La révolution numérique : la création ex nihilo d’un nouvel espace infini par un être fini
Tout commence le 26 septembre 2014 au Mexique, à Iguala précisément. Les forces de police mitraillent un bus remplis d’étudiants venus manifester. Tout dégénère. Quarante-trois étudiants trouvent la mort cette nuit là. Álvaro, jeune prodige de l’informatique, échappe au massacre. S’en suit une errance à travers le Mexique. Ses pas le guident vers le nord, à la frontière la plus surveillée du monde, symbole de la démarcation nord-sud. Frontière géographique, qui semble si dérisoire, ridicule, dans un monde régi par la circulation de l’information numérique, qui elle ne s’embarrasse pas de l’identité de ceux qui la produisent. Álvaro la franchit et rejoint les États-Unis, la Silicon Valley. La promesse d’un monde désentravé. Il devient le cobaye d’un génie du net et fait une rencontre qui pourrait le sortir de la torpeur dans laquelle il a sombré. Pierre Ducrozet signe une réflexion sur la notion d’espace. À l’espace géographique délimité, il oppose l’espace numérique virtuel illimité. Au concret, il oppose l’abstrait. Au tangible, l’immatériel. Cette dualité est au coeur du roman. Même la plume de l’auteur se prête au jeu. Pierre Ducrozet soulève des questions essentielles, des notions conceptuelles sous une plume charnelle. L’écriture ancre le sujet dans le réel, donne corps aux concepts, les matérialise sous la forme de mots. Ce chemin du concept au réel, on le retrouve dans la notion de transhumanisme, d’hommes bioniques abordés ici. Puisqu’avant que l’on ne se mette à produire des organes à partir de cellules souches, in vitro dans des laboratoires aseptisés, l’homme a conceptualisé l’idée de la mort, il a pris conscience de son caractère inéluctable. Il a cherché à s’y soustraire. La science est l’outil au service de son désir de puissance, d’infini. Le talent de Pierre Ducrozet réside également dans la façon qu’il a d’insuffler une énergie motrice dans son récit. On est porté vers l’avant, ce souffle évoque l’ultra-rapidité des réseaux numériques ainsi que les progrès de la science. Un mouvement inéluctable dont on ne peut se soustraire et qui balaye tout sur son passage.
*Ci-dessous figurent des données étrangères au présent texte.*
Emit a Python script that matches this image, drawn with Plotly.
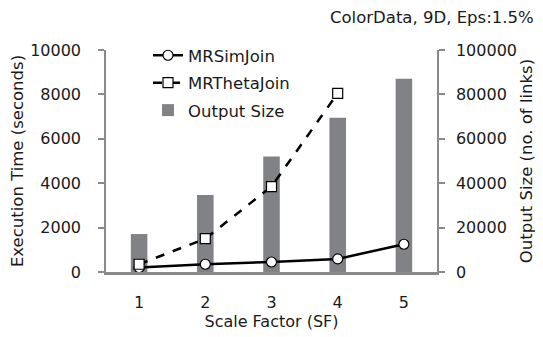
import plotly.graph_objects as go

scale_factors = [1, 2, 3, 4, 5]
mrsimjoin = [200, 350, 450, 590, 1250]
mrthetajoin = [350, 1500, 3850, 8050, None]
output_size = [17100, 34700, 52000, 69500, 87000]
left_ticks = [0, 2000, 4000, 6000, 8000, 10000]
right_ticks = [0, 20000, 40000, 60000, 80000, 100000]

FONT = "DejaVu Sans"
AX = "#8a8a8a"
TXT = "#1a1a1a"

# page body adds an 8px margin, so the figure is laid out 8px smaller
W, H = 535, 329
L, R, T, B = 98, 106, 42, 65
PW, PH = W - L - R, H - T - B

fig = go.Figure()
fig.add_trace(go.Scatter(
    x=scale_factors, y=mrsimjoin, name="MRSimJoin", yaxis="y2", legendgroup="a",
    mode="lines+markers",
    line=dict(color="black", width=2.5),
    marker=dict(symbol="circle", size=10, color="white", line=dict(color="black", width=1.2)),
))
fig.add_trace(go.Scatter(
    x=scale_factors, y=mrthetajoin, name="MRThetaJoin", yaxis="y2", legendgroup="b",
    mode="lines+markers",
    line=dict(color="black", width=2.5, dash="dash"),
    marker=dict(symbol="square", size=10, color="white", line=dict(color="black", width=1.2)),
))
fig.add_trace(go.Bar(
    x=scale_factors, y=output_size, name="Output Size", yaxis="y", legendgroup="c",
    width=0.25, marker=dict(color="#808285", line=dict(width=0)),
))

fig.add_annotation(text="ColorData, 9D, Eps:1.5%", xref="paper", yref="paper",
                   x=(528 - L) / PW, y=(H - B - 10) / PH, xanchor="right", yanchor="middle",
                   showarrow=False, font=dict(family=FONT, size=16.5, color=TXT))

fig.update_layout(
    width=W, height=H,
    margin=dict(l=L, r=R, t=T, b=B, autoexpand=False),
    paper_bgcolor="white", plot_bgcolor="white",
    font=dict(family=FONT, size=16, color=TXT),
    showlegend=True,
    legend=dict(x=(140 - L) / PW, y=(H - B - 30) / PH, xanchor="left", yanchor="top",
                bgcolor="rgba(0,0,0,0)", font=dict(size=16.5), traceorder="grouped",
                tracegroupgap=3),
    xaxis=dict(range=[0.5, 5.5], tickvals=scale_factors, ticktext=[str(v) for v in scale_factors],
               showgrid=False, zeroline=False, showline=True, linecolor=AX, linewidth=2.5,
               ticks="", ticklabelstandoff=14, tickfont=dict(size=16),
               title=dict(text="Scale Factor (SF)", standoff=2, font=dict(size=16))),
    yaxis=dict(side="right", range=[0, 100000], tickvals=right_ticks, ticktext=[str(v) for v in right_ticks],
               showgrid=False, zeroline=False, showline=True, linecolor=AX, linewidth=1.5,
               ticks="outside", ticklen=6, tickcolor=AX, tickwidth=1.5, ticklabelstandoff=8,
               title=dict(text="Output Size (no. of links)", standoff=1, font=dict(size=16.5))),
    yaxis2=dict(side="left", overlaying="y", range=[0, 10000], tickvals=left_ticks, ticktext=[str(v) for v in left_ticks],
                showgrid=False, zeroline=False, showline=True, linecolor=AX, linewidth=1.5,
                ticks="outside", ticklen=6, tickcolor=AX, tickwidth=1.5, ticklabelstandoff=14,
                title=dict(text="Execution Time (seconds)", standoff=4, font=dict(size=16.5))),
)

fig.write_html("out.html")
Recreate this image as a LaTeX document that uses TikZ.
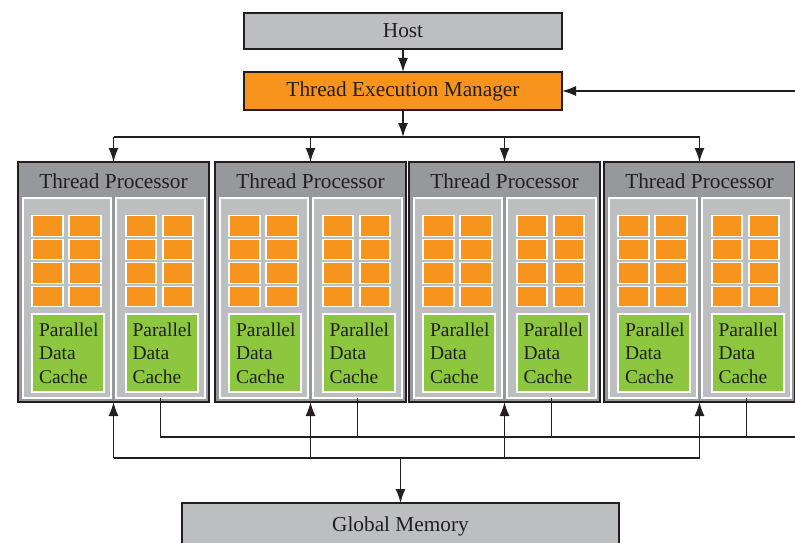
\documentclass[tikz,border=0pt]{standalone}
\usepackage{fontspec}
\setmainfont{Liberation Serif}
\usetikzlibrary{arrows.meta}
\definecolor{boxgray}{HTML}{BCBEC0}
\definecolor{tpgray}{HTML}{97989B}
\definecolor{orng}{HTML}{F7941D}
\definecolor{grn}{HTML}{8DC63F}
\definecolor{ink}{HTML}{231F20}
\tikzset{
  every node/.style={font=\fontsize{21.3}{24}\selectfont, inner sep=0pt, outer sep=0pt, text=ink},
  bigbox/.style={draw=ink, line width=2pt, rectangle},
  tpbox/.style={draw=ink, line width=2pt, fill=tpgray, minimum width=191pt, minimum height=240pt},
  subbox/.style={draw=white, line width=1.5pt, fill=boxgray, minimum height=200pt},
  cellbox/.style={draw=white, line width=1.3pt, fill=orng, minimum height=20.5pt},
  cachebox/.style={draw=white, line width=2pt, fill=grn, minimum height=78pt,
    align=left, inner xsep=7pt, text width=58pt, font=\fontsize{19.5}{23.5}\selectfont},
  conn/.style={draw=ink, line width=1.4pt},
  arr/.style={conn, -{Latex[length=14pt,width=10pt]}}
}
\begin{document}
\begin{tikzpicture}[x=1pt,y=-1pt]
\useasboundingbox (0,0) rectangle (795,543);

% top boxes
\node[bigbox, fill=boxgray, minimum width=318pt, minimum height=36pt] (host) at (403,31) {Host};
\node[bigbox, fill=orng, minimum width=318pt, minimum height=38pt] (tem) at (403,91) {Thread Execution Manager};

% global memory (cut by the lower edge)
\node[bigbox, fill=boxgray, minimum width=437pt, minimum height=60pt] (gm) at (400.5,533) {};
\node (gmlabel) at (400.5,526) {Global Memory};

% thread processors
\foreach \i/\l in {1/18,2/215,3/409,4/604}{
  \node[tpbox] (tp\i) at ({\l+95.5},282) {};
  \node[anchor=base] (tpt\i) at ({\l+95.5},188) {Thread Processor};
  \node[subbox, minimum width=88pt] (tp\i a) at ({\l+49},298) {};
  \node[subbox, minimum width=89pt] (tp\i b) at ({\l+142.5},298) {};
  \foreach \r/\y in {1/226,2/249.5,3/273,4/296.5}{
    \node[cellbox, minimum width=31pt] (c\i a\r 1) at ({\l+29.5},\y) {};
    \node[cellbox, minimum width=32pt] (c\i a\r 2) at ({\l+67},\y) {};
    \node[cellbox, minimum width=30pt] (c\i b\r 1) at ({\l+123},\y) {};
    \node[cellbox, minimum width=30pt] (c\i b\r 2) at ({\l+160},\y) {};
  }
  \node[cachebox, minimum width=72pt] (pd\i a) at ({\l+50},353) {Parallel\\Data\\Cache};
  \node[cachebox, minimum width=71pt] (pd\i b) at ({\l+143.5},353) {Parallel\\Data\\Cache};
}

% host -> manager
\draw[arr] (host.south) -- (host.south |- tem.north);
% feedback into manager from the right
\coordinate (fbR) at (795,91);
\draw[arr] (fbR) -- (tem.east);

% distribution bus
\coordinate (topbus) at (403,137);
\draw[arr] (tem.south) -- (topbus);
\draw[conn] (tp1.north |- topbus) -- (tp4.north |- topbus);
\foreach \i in {1,2,3,4}{
  \draw[arr] (tp\i.north |- topbus) -- (tp\i.north);
}

% return bus to the right
\coordinate (busR) at (795,437);
\draw[conn] (tp1b.south) |- (busR);
\foreach \i in {2,3,4}{
  \draw[conn] (tp\i b.south) -- (tp\i b.south |- busR);
}

% memory bus
\coordinate (lowbus) at (400.5,458);
\draw[conn] (tp1.south |- lowbus) -- (tp4.south |- lowbus);
\foreach \i in {1,2,3,4}{
  \draw[arr] (tp\i.south |- lowbus) -- (tp\i.south);
}
\draw[arr] (lowbus) -- (gm.north);
\end{tikzpicture}
\end{document}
D’une révolution à une autre : de la révolution numérique à une révolution ontologique
L’invention des corps aurait, pour ma part, tout aussi bien pu s’intituler la réappropriation du corps. Puisque c’est là que se situe l’essentiel du propos. La création d’internet pose la question de l’homme en tant que sujet. Ceux qui ont imaginé cet espace libre, se retrouvent piégés à leur propre jeu. Ils ont touché du doigt l’infini sans le devenir pour autant. Ce qui les renvoie à l’angoisse de mort, tapie en chacun de nous. À la différence que ces hommes puissants considèrent qu’eux ont le droit d’y échapper. Ils refusent de se soumettre aux lois qui régissent la nature, à l’implacabilité de leur condition, sous prétexte qu’ils ont entre-aperçu la possibilité d’y échapper. Pour y accéder, il faut s’extraire de cette enveloppe charnelle qui nous entrave. Finalement, l’histoire n’est que la répétition d’une partition déjà jouée. Les Anciens avaient déjà formulé cette conception dualiste, cette dichotomie entre le corps et l’esprit. Sauf qu’aujourd’hui l’homme se donnent les moyens de ses délires. On joue à l’apprenti sorcier, on découpe, prélève, injecte, modifie les gènes, échantillonne, expérimente…pour surtout ne pas vieillir. L’action a pris le pas sur la réflexion, il y a urgence, c’est un impératif bloquer le temps. L’empêcher de s’écouler. Le cristalliser. On perd pieds, le principe de réalité n’est plus, l’homme se déconnecte du réel pour plonger dans le fantasme de devenir éternel. Il est dès lors impératif de se réapproprier son corps, de comprendre que l’on est un tout, certainement pas un assemblage d’organes, une accumulation de cellules. Remplacer chaque organe abimé, créer un homme bionique ultra résistant, est une conception totalement réductrice et parfaitement erronée. Cette réappropriation du corps passe par les sens, le contact, les sentiments, les émotions, tout ce qui échappera toujours à la mécanique scientifique. Seul l’homme est en mesure de donner du sens aux choses.
Conclusion
L’invention des corps est un roman indispensable ! Le roman lui-même est expérimental, tant dans sa construction, que dans l’écriture. Pierre Ducrozet aborde des thèmes essentiels qui entretiennent des relations étroites les uns avec les autres. C’est un roman qui ne peut laisser indifférent tellement il dérange. Pour moi, c’est incontestablement LE grand roman de cette rentrée 2017.
À LIRE ABSOLUMENT !!!
>>> RENTRÉE LITTÉRAIRE 2017 (#RL2017)
>>> Chronique du Prix Goncourt 2017, par ici !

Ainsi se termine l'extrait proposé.